Jim Cramer wants people to sell all of their stocks. Even though the market may keep falling, that might not be a practical solution for everyone. There are several things investors can do to at least partially save themselves from a falling market and get in position if stocks move up again.
1. Sell your dogs. No matter how much an investor loves a stock, firms in the second or third tier of their industries are going to get hurt more. They will get hit by both a falling market and a recession. Some good examples are AMD (AMD), which runs a distant second to Intel (INTC). Yahoo! (YHOO), which is well behind Google (GOOG) in search is another company which will find the going especially tough. Palm (PALM) runs behind Apple (AAPL) and RIM (RIMM) in the smart phone industry. In an awful market, being in second place means being in last place.

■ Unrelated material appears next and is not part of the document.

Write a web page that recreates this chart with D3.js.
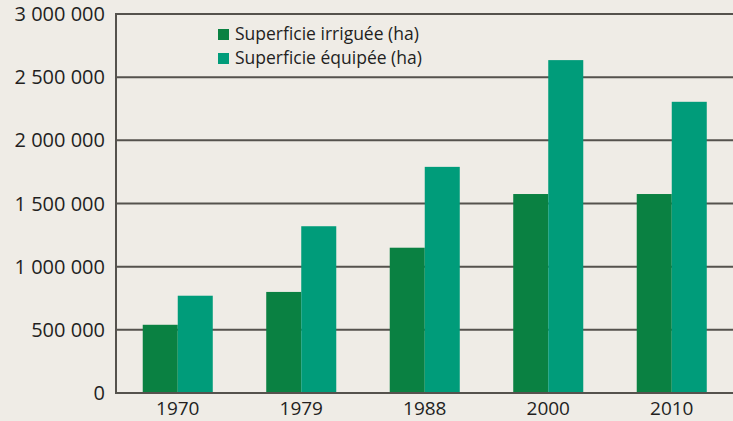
<!DOCTYPE html>
<html>
<head>
<meta charset="utf-8">
<script src="https://cdn.jsdelivr.net/npm/d3@7"></script>
<style>
  html, body { margin: 0; padding: 0; background: #efece6; }
  svg { display: block; }
  text { font-family: "Open Sans", "Noto Sans", sans-serif; fill: #231f1e; }
</style>
</head>
<body>
<div id="chart"></div>
<script>
  // Data
  const years = ['1970', '1979', '1988', '2000', '2010'];
  const irriguee = [540000, 800000, 1150000, 1575000, 1575000];
  const equipee = [770000, 1320000, 1790000, 2635000, 2305000];
  const seriesNames = ['Superficie irriguée (ha)', 'Superficie équipée (ha)'];
  const yTicks = [0, 500000, 1000000, 1500000, 2000000, 2500000, 3000000];

  const COLORS = ['#0a8142', '#009c7a'];
  const LINE = '#55524d';

  const width = 733, height = 421;
  const margin = { left: 116, top: 14, bottom: 28 };

  const svg = d3.select('#chart').append('svg')
    .attr('width', width)
    .attr('height', height);

  const x = d3.scaleBand()
    .domain(years)
    .range([margin.left, 733.5])
    .paddingInner(0.433)
    .paddingOuter(0.2165);

  const xs = d3.scaleBand()
    .domain([0, 1])
    .range([0, x.bandwidth()]);

  const y = d3.scaleLinear()
    .domain([0, 3000000])
    .range([height - margin.bottom, margin.top]);

  const fmt = (v) => d3.format(',')(v).replace(/,/g, ' ');

  // Gridlines
  svg.append('g')
    .selectAll('line')
    .data(yTicks)
    .join('line')
    .attr('x1', margin.left)
    .attr('x2', width)
    .attr('y1', (d) => y(d))
    .attr('y2', (d) => y(d))
    .attr('stroke', LINE)
    .attr('stroke-width', 2);

  // Bars
  const rows = years.map((yr, i) => ({ year: yr, values: [irriguee[i], equipee[i]] }));
  const groups = svg.append('g')
    .selectAll('g')
    .data(rows)
    .join('g')
    .attr('transform', (d) => 'translate(' + x(d.year) + ',0)');

  groups.selectAll('rect')
    .data((d) => d.values.map((v, k) => ({ v: v, k: k })))
    .join('rect')
    .attr('x', (d) => xs(d.k))
    .attr('width', xs.bandwidth())
    .attr('y', (d) => y(d.v))
    .attr('height', (d) => y(0) - y(d.v))
    .attr('fill', (d) => COLORS[d.k]);

  // Axes lines
  svg.append('line')
    .attr('x1', margin.left).attr('x2', margin.left)
    .attr('y1', y(3000000) - 1).attr('y2', y(0) + 1)
    .attr('stroke', LINE).attr('stroke-width', 2);
  svg.append('line')
    .attr('x1', margin.left).attr('x2', width)
    .attr('y1', y(0)).attr('y2', y(0))
    .attr('stroke', LINE).attr('stroke-width', 2);

  // Y labels
  svg.append('g')
    .selectAll('text')
    .data(yTicks)
    .join('text')
    .attr('x', 105)
    .attr('y', (d) => y(d) + 7)
    .attr('text-anchor', 'end')
    .attr('font-size', '20px')
    .text(fmt);

  // X labels
  svg.append('g')
    .selectAll('text')
    .data(years)
    .join('text')
    .attr('x', (d) => x(d) + x.bandwidth() / 2)
    .attr('y', 415)
    .attr('text-anchor', 'middle')
    .attr('font-size', '19px')
    .text((d) => d);

  // Legend
  const legend = svg.append('g').attr('transform', 'translate(218, 29)');
  const items = legend.selectAll('g')
    .data(seriesNames)
    .join('g')
    .attr('transform', (d, i) => 'translate(0,' + (i * 24) + ')');
  items.append('rect')
    .attr('width', 11)
    .attr('height', 11)
    .attr('fill', (d, i) => COLORS[i]);
  items.append('text')
    .attr('x', 17)
    .attr('y', 11)
    .attr('font-size', '17.5px')
    .text((d) => d);
</script>
</body>
</html>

2. Get out of stock with big debt loads. These companies may have been growth prospects in industries that do well in a good economy. In a financial system with zero credit, refinancing big debt loads is going to be nearly impossible. The troubled firms which can do it will have to wipe out shareholders to get cash. Some of the really well-known operations in this category are Level 3 (LVLT), Sirius (SIRI), and big cable TV company Charter Communications (CHTR). If they stay in business it will be because the debt-holders take all of the equity.
3. Look for companies which have five years worth of cash, even if they don’t make a dime. Most people look at enterprise storage leader EMC (EMC) as boring. That may be right. Last year, the firm’s operating margin was not much better than 10%. It made $1.7 billion on more than $13 billion in revenue. If IT spending gets cut to the bone, EMC might even start to show modest losses. With $5 billion in the bank, that may not matter.
4. Look for companies which can do well in a recession. Consumers have to buy necessities even if things get very, very bad. Wal-Mart (WMT) said its same-store sales rose 2.2% last month. In a recession, that is impressive. Bargain hunters are still going there. Procter & Gamble (PG) will keep doing well. People will continue to buy razors and soap. Pfizer (PFE) will keep selling drugs to sick people.
5. Get into companies with dividends that are unlikely to be cut. AT&T (T) yields 6% and Verizon 6.1%. Both firms are out of favor but make a lot of money and have solid balance sheets. As much as the market likes GE (GE), with its balance sheet, its dividend is safe.
6. Buy shares that sell products to addicts. Liquor and cigarettes do well in almost all economies. Many of the customers these companies have can’t stop consuming even if the economy is bad. First on that list would be tobacco giant Altria (MO). The firm also has a 6.6% yield and tremendous earnings and cash flow. Brown-Foreman makes hard booze and wine. Diageo (DEO) is probably the most diversified booze company in the world.
7. The world is still full or warmongers. Shares in defense companies will be okay. Whether it is the US in Iraq, Russia in Georgia, or rebels trying to overthrow the Nigerian government, weapons sell. Northrop Grumman (NOC) is the leader among this group which also includes General Dynamics (GD), and Lockheed Martin (LMT). War will always be with us and certain American companies mean to profit from that.
8. Look for stocks which are likely to fall much less that the market. These would tend to include market leaders in their industries, companies with strong balance sheets, and operators who sell products or services which will retain modest demand. Microsoft (MSFT) would have to be near the top of this list. Intel (INTC) falls into this category. So does McDonald’s (MCD).
9. You can never lose with oil stocks. Crude may still go down a bit, although The Department of Energy says oil prices will be back over $110 next year. Oil remains a limited commodity and demand in places like China and India may slow, but these countries can’t pick up their rapid growth without a ready stream of black gold. OPEC is unlikely to let prices fall much further. The cartel’s members like the payout too much. Exxon (XOM), Conoco (COP), and Chevron (CVX) still have large dividends, bullet-proof balance sheets, and outstanding cash flows. They may take some damage as crude falls, but the dynamics of oil make the long-term trend up.
10. Sell financial stocks at all costs. Forget the government bailout. As long as housing prices keep falling and mortgage defaults stay high, the toxic paper problems at banks and brokerages will get worse. It is not accident that Bear Stearns and Lehman are gone and that Fannie Mae (FNM), Freddie Mac (FRE), and AIG (AIG) were seized by the government. It could happen again with other companies in the industry and probably will.